*Problem details*. Leave out the pictures and restate the rest of the data exactly.

(Source code of charts)
━━━━━━━━
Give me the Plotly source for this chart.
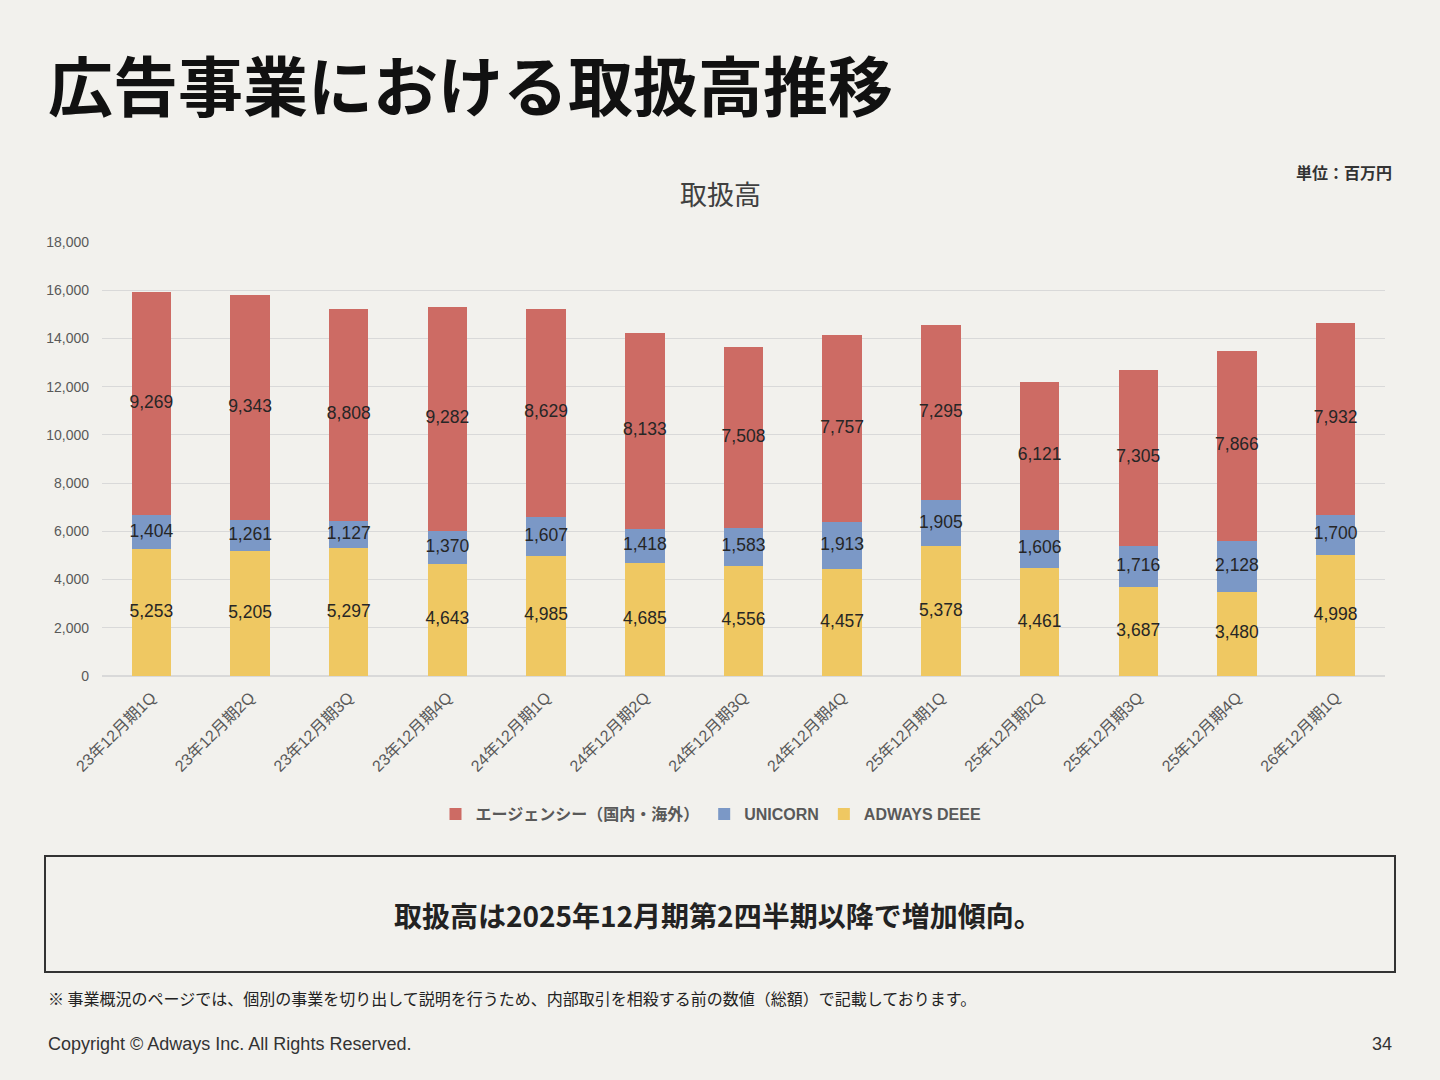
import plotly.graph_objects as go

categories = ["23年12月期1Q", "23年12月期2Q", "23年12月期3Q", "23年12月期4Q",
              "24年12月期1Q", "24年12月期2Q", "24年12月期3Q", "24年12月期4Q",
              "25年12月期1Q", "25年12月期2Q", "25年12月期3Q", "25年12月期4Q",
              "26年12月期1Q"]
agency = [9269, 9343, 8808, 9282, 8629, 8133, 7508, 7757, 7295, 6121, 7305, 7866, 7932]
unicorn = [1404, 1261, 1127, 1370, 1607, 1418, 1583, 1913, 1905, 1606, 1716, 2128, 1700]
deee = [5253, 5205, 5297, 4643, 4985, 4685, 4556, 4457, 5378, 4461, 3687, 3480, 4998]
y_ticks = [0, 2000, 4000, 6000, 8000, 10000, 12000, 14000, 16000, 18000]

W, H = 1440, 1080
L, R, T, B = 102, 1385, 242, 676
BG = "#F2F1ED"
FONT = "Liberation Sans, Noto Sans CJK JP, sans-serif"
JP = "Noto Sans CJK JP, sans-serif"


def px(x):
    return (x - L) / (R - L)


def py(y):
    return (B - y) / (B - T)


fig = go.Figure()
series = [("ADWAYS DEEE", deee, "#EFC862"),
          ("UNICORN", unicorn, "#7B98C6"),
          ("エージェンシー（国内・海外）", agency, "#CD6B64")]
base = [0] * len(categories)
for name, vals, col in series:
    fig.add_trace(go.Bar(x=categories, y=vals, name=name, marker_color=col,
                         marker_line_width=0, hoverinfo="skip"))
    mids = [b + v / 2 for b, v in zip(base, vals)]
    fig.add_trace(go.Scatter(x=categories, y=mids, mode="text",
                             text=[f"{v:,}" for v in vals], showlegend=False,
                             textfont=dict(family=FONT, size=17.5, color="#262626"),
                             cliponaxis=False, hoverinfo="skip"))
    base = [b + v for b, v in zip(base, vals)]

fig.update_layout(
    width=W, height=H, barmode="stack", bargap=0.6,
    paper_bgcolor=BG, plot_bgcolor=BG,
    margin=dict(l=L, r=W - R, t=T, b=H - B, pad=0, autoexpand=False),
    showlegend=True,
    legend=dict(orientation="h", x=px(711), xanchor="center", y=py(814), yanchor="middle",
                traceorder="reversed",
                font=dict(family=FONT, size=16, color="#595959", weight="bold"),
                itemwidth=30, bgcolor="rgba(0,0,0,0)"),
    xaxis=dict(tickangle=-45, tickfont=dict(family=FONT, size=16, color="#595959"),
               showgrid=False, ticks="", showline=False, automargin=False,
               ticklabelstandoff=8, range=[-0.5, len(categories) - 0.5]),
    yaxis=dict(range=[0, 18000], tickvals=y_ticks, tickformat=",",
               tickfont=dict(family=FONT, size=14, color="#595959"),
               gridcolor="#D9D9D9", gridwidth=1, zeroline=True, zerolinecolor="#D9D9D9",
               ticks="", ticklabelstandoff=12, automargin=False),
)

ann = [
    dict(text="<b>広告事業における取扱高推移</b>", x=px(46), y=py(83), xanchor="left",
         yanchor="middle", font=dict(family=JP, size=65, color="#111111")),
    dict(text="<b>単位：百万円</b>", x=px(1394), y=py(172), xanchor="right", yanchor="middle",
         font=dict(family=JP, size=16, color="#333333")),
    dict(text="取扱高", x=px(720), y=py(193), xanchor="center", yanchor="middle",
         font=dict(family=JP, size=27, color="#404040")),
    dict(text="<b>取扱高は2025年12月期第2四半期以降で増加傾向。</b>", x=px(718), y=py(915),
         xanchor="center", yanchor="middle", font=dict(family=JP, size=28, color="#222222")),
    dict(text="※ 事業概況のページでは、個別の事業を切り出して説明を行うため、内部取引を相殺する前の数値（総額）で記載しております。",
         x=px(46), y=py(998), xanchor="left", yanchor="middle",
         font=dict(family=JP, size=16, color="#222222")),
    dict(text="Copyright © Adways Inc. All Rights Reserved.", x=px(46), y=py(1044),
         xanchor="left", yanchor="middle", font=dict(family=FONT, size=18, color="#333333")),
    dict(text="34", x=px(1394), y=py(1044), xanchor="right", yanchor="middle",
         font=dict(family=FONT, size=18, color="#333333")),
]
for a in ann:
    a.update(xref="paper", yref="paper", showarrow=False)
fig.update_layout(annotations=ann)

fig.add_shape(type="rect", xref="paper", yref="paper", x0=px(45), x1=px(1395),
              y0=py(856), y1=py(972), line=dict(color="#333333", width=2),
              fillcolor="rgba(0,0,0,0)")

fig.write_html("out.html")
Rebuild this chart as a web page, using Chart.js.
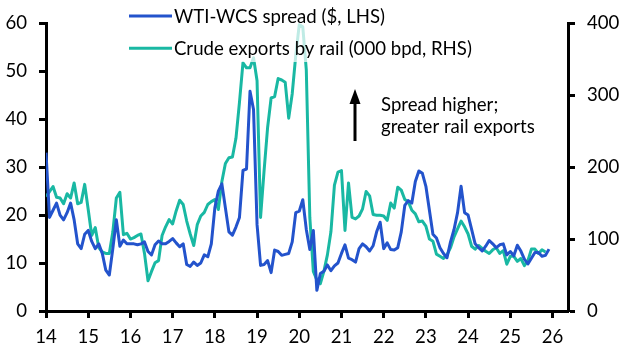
━━━━━━━━
*Output of the exercise*.
Give me the Plotly source for this chart.
import plotly.graph_objects as go

categories = ["23年12月期1Q", "23年12月期2Q", "23年12月期3Q", "23年12月期4Q",
              "24年12月期1Q", "24年12月期2Q", "24年12月期3Q", "24年12月期4Q",
              "25年12月期1Q", "25年12月期2Q", "25年12月期3Q", "25年12月期4Q",
              "26年12月期1Q"]
agency = [9269, 9343, 8808, 9282, 8629, 8133, 7508, 7757, 7295, 6121, 7305, 7866, 7932]
unicorn = [1404, 1261, 1127, 1370, 1607, 1418, 1583, 1913, 1905, 1606, 1716, 2128, 1700]
deee = [5253, 5205, 5297, 4643, 4985, 4685, 4556, 4457, 5378, 4461, 3687, 3480, 4998]
y_ticks = [0, 2000, 4000, 6000, 8000, 10000, 12000, 14000, 16000, 18000]

W, H = 1440, 1080
L, R, T, B = 102, 1385, 242, 676
BG = "#F2F1ED"
FONT = "Liberation Sans, Noto Sans CJK JP, sans-serif"
JP = "Noto Sans CJK JP, sans-serif"


def px(x):
    return (x - L) / (R - L)


def py(y):
    return (B - y) / (B - T)


fig = go.Figure()
series = [("ADWAYS DEEE", deee, "#EFC862"),
          ("UNICORN", unicorn, "#7B98C6"),
          ("エージェンシー（国内・海外）", agency, "#CD6B64")]
base = [0] * len(categories)
for name, vals, col in series:
    fig.add_trace(go.Bar(x=categories, y=vals, name=name, marker_color=col,
                         marker_line_width=0, hoverinfo="skip"))
    mids = [b + v / 2 for b, v in zip(base, vals)]
    fig.add_trace(go.Scatter(x=categories, y=mids, mode="text",
                             text=[f"{v:,}" for v in vals], showlegend=False,
                             textfont=dict(family=FONT, size=17.5, color="#262626"),
                             cliponaxis=False, hoverinfo="skip"))
    base = [b + v for b, v in zip(base, vals)]

fig.update_layout(
    width=W, height=H, barmode="stack", bargap=0.6,
    paper_bgcolor=BG, plot_bgcolor=BG,
    margin=dict(l=L, r=W - R, t=T, b=H - B, pad=0, autoexpand=False),
    showlegend=True,
    legend=dict(orientation="h", x=px(711), xanchor="center", y=py(814), yanchor="middle",
                traceorder="reversed",
                font=dict(family=FONT, size=16, color="#595959", weight="bold"),
                itemwidth=30, bgcolor="rgba(0,0,0,0)"),
    xaxis=dict(tickangle=-45, tickfont=dict(family=FONT, size=16, color="#595959"),
               showgrid=False, ticks="", showline=False, automargin=False,
               ticklabelstandoff=8, range=[-0.5, len(categories) - 0.5]),
    yaxis=dict(range=[0, 18000], tickvals=y_ticks, tickformat=",",
               tickfont=dict(family=FONT, size=14, color="#595959"),
               gridcolor="#D9D9D9", gridwidth=1, zeroline=True, zerolinecolor="#D9D9D9",
               ticks="", ticklabelstandoff=12, automargin=False),
)

ann = [
    dict(text="<b>広告事業における取扱高推移</b>", x=px(46), y=py(83), xanchor="left",
         yanchor="middle", font=dict(family=JP, size=65, color="#111111")),
    dict(text="<b>単位：百万円</b>", x=px(1394), y=py(172), xanchor="right", yanchor="middle",
         font=dict(family=JP, size=16, color="#333333")),
    dict(text="取扱高", x=px(720), y=py(193), xanchor="center", yanchor="middle",
         font=dict(family=JP, size=27, color="#404040")),
    dict(text="<b>取扱高は2025年12月期第2四半期以降で増加傾向。</b>", x=px(718), y=py(915),
         xanchor="center", yanchor="middle", font=dict(family=JP, size=28, color="#222222")),
    dict(text="※ 事業概況のページでは、個別の事業を切り出して説明を行うため、内部取引を相殺する前の数値（総額）で記載しております。",
         x=px(46), y=py(998), xanchor="left", yanchor="middle",
         font=dict(family=JP, size=16, color="#222222")),
    dict(text="Copyright © Adways Inc. All Rights Reserved.", x=px(46), y=py(1044),
         xanchor="left", yanchor="middle", font=dict(family=FONT, size=18, color="#333333")),
    dict(text="34", x=px(1394), y=py(1044), xanchor="right", yanchor="middle",
         font=dict(family=FONT, size=18, color="#333333")),
]
for a in ann:
    a.update(xref="paper", yref="paper", showarrow=False)
fig.update_layout(annotations=ann)

fig.add_shape(type="rect", xref="paper", yref="paper", x0=px(45), x1=px(1395),
              y0=py(856), y1=py(972), line=dict(color="#333333", width=2),
              fillcolor="rgba(0,0,0,0)")

fig.write_html("out.html")
Rebuild this chart as a web page, using Chart.js.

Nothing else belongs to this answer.